The research team developed a unique glass ink blend by combining glass particles with water and a bit of methylcellulose, which helped hold everything together and served as an emulsifier. They used this ink to imprint microfluidic patterns at room temperature, casting it into shape with soft PDMS stamps. Once the water evaporated, a solid structure, known as a green body, was left, where the glass particles were loosely bound by the methylcellulose. To make this structure more robust, they heated it to 485°C, turning it into dense glass with very little porosity. Interestingly, the glass microfluidic channels held their shape well through both the drying and heating steps, only shrinking slightly in size—21% across and 24% in height—but they kept their design and function intact. In another approach, the researchers swapped out the PDMS stamps for a mold made of PLA, which they left in place until they heated it to about 250°C, melting the PLA away without any need for physical detachment.
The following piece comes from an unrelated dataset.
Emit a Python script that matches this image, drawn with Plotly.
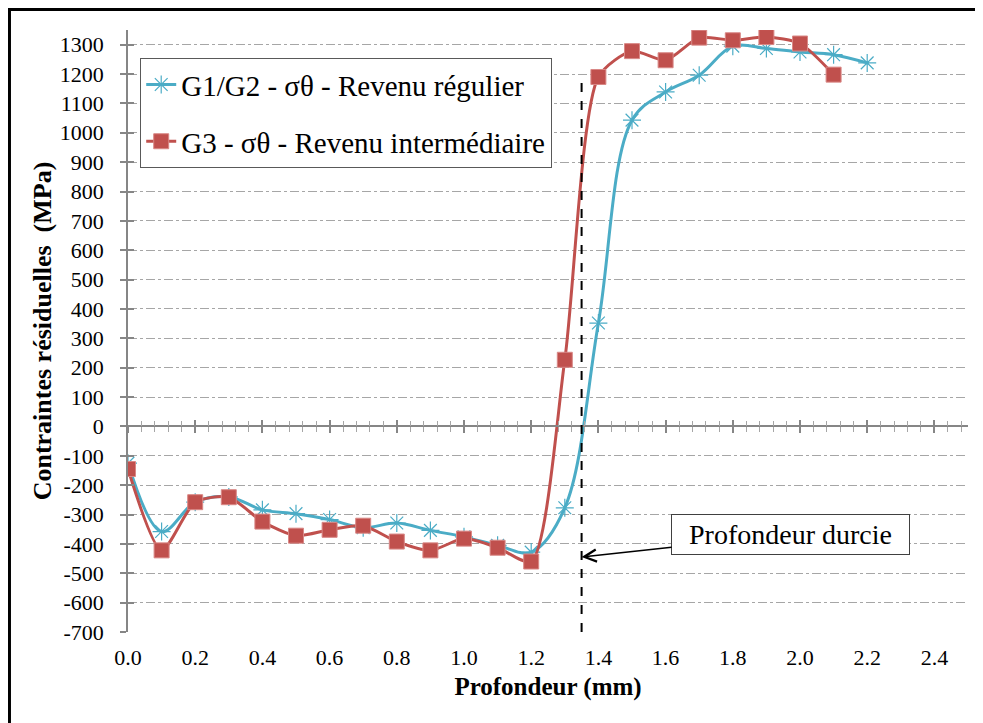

The new technique provided extra stability especially for more delicate designs and even resulted in slightly less shrinkage compared to the PDMS method. Indeed, using PLA molds also helped reduce structural flaws, improving the precision of the microfluidic channels, especially for more complex patterns.

To see how well their devices actually worked, they ran some microfluidic flow tests. They started with open channels, sending a methylene blue solution through at a speed of 17 mm/sec. These tests confirmed that the material worked well for fluid handling. Then, they created sealed channels by printing a lid on top of the open structures by extrusion of glass ink of similar composition, checking whether the hybrid method could produce leak-free channels. The authors’ results were really promising with no leaks and a good seal between the lid and the base of the channels. They also paid close attention to the surface quality and to do this they used laser scanning confocal microscopy to measure the roughness of the glass and found that the surfaces were smooth enough, around 1 µm in roughness, to allow fluid to move by capillary action without issues. Even the overprinted lids stuck well to the base without sagging or clogging, providing a seamless interface for smooth fluid movement in the closed channels. Finally, they explored thermal imprinting as another way to shape the glass. This involved pressing glass particles at temperatures above 485°C, which allowed them to replicate extremely fine details but required more pressure and had some challenges in maintaining control over larger structures. Both the thermal and room-temperature imprinting methods showed that the glass ink could reliably form detailed and resilient microfluidic channels.

In wrapping up, Dr. Helmut Schift and his colleagues have developed an innovative, affordable, and more precise way to create glass microstructures, which could have a big impact across various industries. For areas like biomedical diagnostics, chemical testing, and environmental monitoring, having access to glass microfluidic devices that are durable, chemically resistant, and biocompatible is a game-changer. These devices can now handle tough conditions more effectively, and since they’re cheaper to make with even finer detail, they might soon help speed up the commercialization of advanced lab-on-chip technologies. This means we could see more real-time diagnostics, portable medical tools, and efficient chemical screening tools available. Plus, the new method works well with other materials like conductive elements, which expands its potential to devices that need built-in electronics for things like sensing or actuation. This research also opens the door to exciting improvements in how we use additive manufacturing for glass. The combined imprinting and overprinting method gives a lot of flexibility, making it easier to build more complex shapes and multifunctional devices, and separating the molding of a complex microstructure at room temperature from the high temperature sintering of the entire device. Overall, it could lead to microfluidic systems that blend different materials and functionalities all in one, pushing the current limits of microfabrication even further.